オープンソースにすることのメリットは、当たり前ですが、まずはシリアにいる彼らと一緒に仕事ができることがあります。その後も向こうで採用を続け、5人のシリア人エンジニアとの仕事を経験しました。

——シリアの方と一緒に仕事をすることで、何か発見がありましたか。

まずは率直に「難民と呼ばれる環境にいながら、こんなに技術力が高いのか」と驚かされました。弊社はかなりモダンな技術を採用しているのですが、彼らはそうした先端技術も問題なく扱えますし、性格もいたって真面目。時差もそれほどないですし、要件の細かいニュアンスを英語で伝える難しさはありますが、それ以外にハードルは感じないです。

現在はほかに中国、カナダ、インドなど、さまざまな国の人々が開発に参加しています。今後もさまざまな文化圏の人を採用していきたいと考えています。
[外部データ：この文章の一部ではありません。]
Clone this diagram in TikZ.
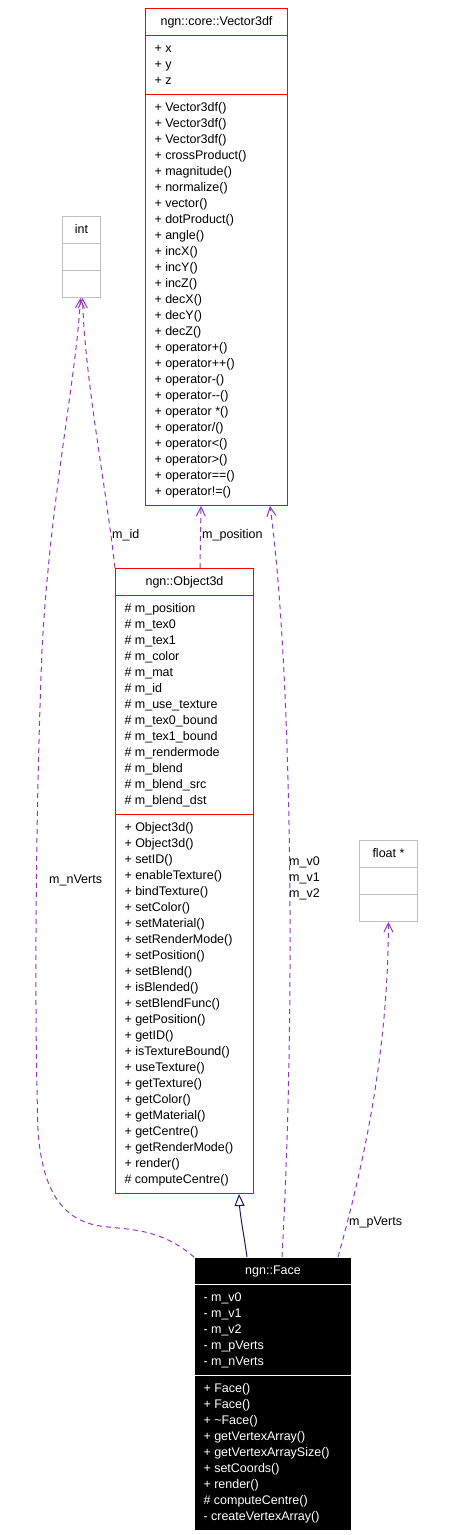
\documentclass[tikz,border=0pt]{standalone}
\usepackage{fontspec}
\setmainfont{Liberation Sans}
\usetikzlibrary{shapes.multipart, arrows.meta}
\definecolor{usepurple}{HTML}{9A32CD}
\definecolor{inheritblue}{HTML}{191970}
\definecolor{builtingrey}{HTML}{BFBFBF}
\newcommand{\classfont}{\fontsize{12.5}{16}\selectfont}
\tikzstyle{classbox} = [
  rectangle split,
  rectangle split parts=3,
  rectangle split part align={center,left,left},
  align=left,
  anchor=north west,
  inner xsep=9pt,
  inner ysep=5pt,
  line width=1pt,
  draw=red,
  font=\classfont
]
\tikzstyle{builtin} = [classbox, draw=builtingrey]
\tikzstyle{current} = [classbox, draw=white, fill=black, text=white]
\tikzstyle{uses} = [usepurple, line width=1pt, dash pattern=on 5pt off 4pt, -{Straight Barb[length=9pt,width=9pt]}]
\tikzstyle{inherits} = [inheritblue, line width=1pt, -{Triangle[open,length=12pt,width=10pt,fill=white]}]
\tikzstyle{edgelabel} = [anchor=west, inner sep=0pt, align=left, font=\classfont]

\begin{document}
\begin{tikzpicture}[x=1pt, y=-1pt]
    \useasboundingbox (0,0) rectangle (452,1535);

    \node (vector) [classbox, minimum width=142pt] at (145,8) {\strut ngn::core::Vector3df
      \nodepart{two}\strut + x\\+ y\\+ z\strut
      \nodepart{three}\strut + Vector3df()\\+ Vector3df()\\+ Vector3df()\\+ crossProduct()\\+ magnitude()\\+ normalize()\\+ vector()\\+ dotProduct()\\+ angle()\\+ incX()\\+ incY()\\+ incZ()\\+ decX()\\+ decY()\\+ decZ()\\+ operator+()\\+ operator++()\\+ operator-()\\+ operator-{}-()\\+ operator *()\\+ operator/()\\+ operator<()\\+ operator>()\\+ operator==()\\+ operator!=()\strut};
    \node (int) [builtin, minimum width=38pt] at (62,216) {\strut int \nodepart{two}\strut \nodepart{three}\strut};
    \node (object) [classbox, minimum width=138pt] at (115,568) {\strut ngn::Object3d
      \nodepart{two}\strut\# m\_position\\\# m\_tex0\\\# m\_tex1\\\# m\_color\\\# m\_mat\\\# m\_id\\\# m\_use\_texture\\\# m\_tex0\_bound\\\# m\_tex1\_bound\\\# m\_rendermode\\\# m\_blend\\\# m\_blend\_src\\\# m\_blend\_dst\strut
      \nodepart{three}\strut + Object3d()\\+ Object3d()\\+ setID()\\+ enableTexture()\\+ bindTexture()\\+ setColor()\\+ setMaterial()\\+ setRenderMode()\\+ setPosition()\\+ setBlend()\\+ isBlended()\\+ setBlendFunc()\\+ getPosition()\\+ getID()\\+ isTextureBound()\\+ useTexture()\\+ getTexture()\\+ getColor()\\+ getMaterial()\\+ getCentre()\\+ getRenderMode()\\+ render()\\\# computeCentre()\strut};
    \node (float) [builtin, minimum width=58pt] at (359,840) {\strut float * \nodepart{two}\strut \nodepart{three}\strut};
    \node (face) [current, minimum width=157pt] at (194,1257) {\strut ngn::Face
      \nodepart{two}\strut - m\_v0\\- m\_v1\\- m\_v2\\- m\_pVerts\\- m\_nVerts\strut
      \nodepart{three}\strut + Face()\\+ Face()\\+ \textasciitilde{}Face()\\+ getVertexArray()\\+ getVertexArraySize()\\+ setCoords()\\+ render()\\\# computeCentre()\\- createVertexArray()\strut};

    \node (label-nverts) [edgelabel] at (49,880) {m\_nVerts};
    \node (label-id) [edgelabel] at (112,535) {m\_id};
    \node (label-position) [edgelabel] at (202,535) {m\_position};
    \node (label-verts) [edgelabel] at (289,878) {m\_v0\\m\_v1\\m\_v2};
    \node (label-pverts) [edgelabel] at (349,1222) {m\_pVerts};

    \draw [inherits] ([xshift=53]face.north west) .. controls (244,1235) and (240,1215) .. ([xshift=124]object.south west);
    \draw [uses] (face.north west) .. controls (160,1228) and (130,1230) .. (100,1226)
      .. controls (62,1220) and (42,1190) .. (38,1130)
      .. controls (34,1000) and (36,800) .. (42,650)
      .. controls (50,500) and (76,380) .. ([xshift=-1]int.south);
    \draw [uses] (object.north west) .. controls (105,480) and (85,380) .. ([xshift=1]int.south);
    \draw [uses] ([xshift=85]object.north west) -- ([xshift=56]vector.south west);
    \draw [uses] ([xshift=88]face.north west) .. controls (297,980) and (290,650) .. ([xshift=125]vector.south west);
    \draw [uses] ([xshift=144]face.north west) .. controls (365,1160) and (388,1050) .. (float.south);
  \end{tikzpicture}
\end{document}
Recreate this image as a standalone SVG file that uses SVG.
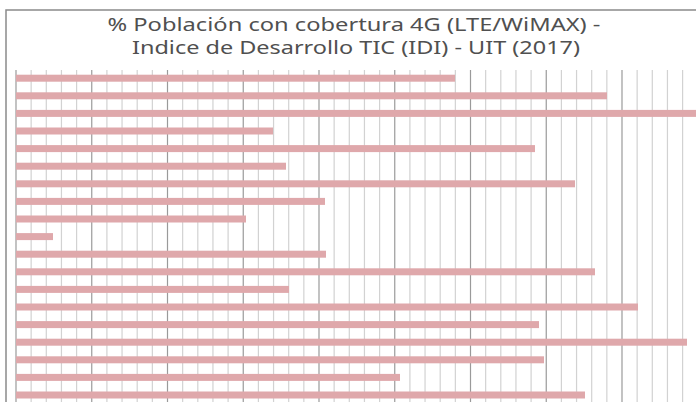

多様な人がいると、それだけで自然と、お互いを尊重しようという空気が生まれるのを実感しています。例えば弊社の共通語は英語ですが、英語が第一言語なのはカナダ出身の一人だけ。だからお互いに足りないところがあるのは当たり前で、「そこは補い合おう」となるから、非常に仕事がしやすいんです。

——オープンソースにしたことにより、そういう恩恵も享受できていると。一方で、多くの企業がオープンソース化しないのにも理由があるはずですが、デメリットについてはどう考えていますか。

オープンソースにすることで、当然ながらサービスを盗用されるリスクは高まります。そこは特許を取得するなどの対策を考えてはいます。

ただ、あえてオープンソースにしたのは、そうしたリスクを恐れるよりも、作りたい世界に忠実であることを優先したということです。知財の本質は先行者利益の保護。ですが、その先行者利益を手放しても構わないと思っているんです。

なぜなら「僕らが作っているのは公共財、インフラである」という意識があるからです。インフラがしっかりと整備されることで、そこからさまざまな新しいサービスが生まれていく。僕らが目指すのはそういう世界です。

「この土地は僕らのものだ」と主張してばかりいては、そこにある水資源は限られた人にしか使えないことになってしまう。そうではなく、公共財としての水資源はみんなで平等で使いましょう、ということ。そのための水道管を整備する感覚で、僕らは『Re:Earth』を作っているんです。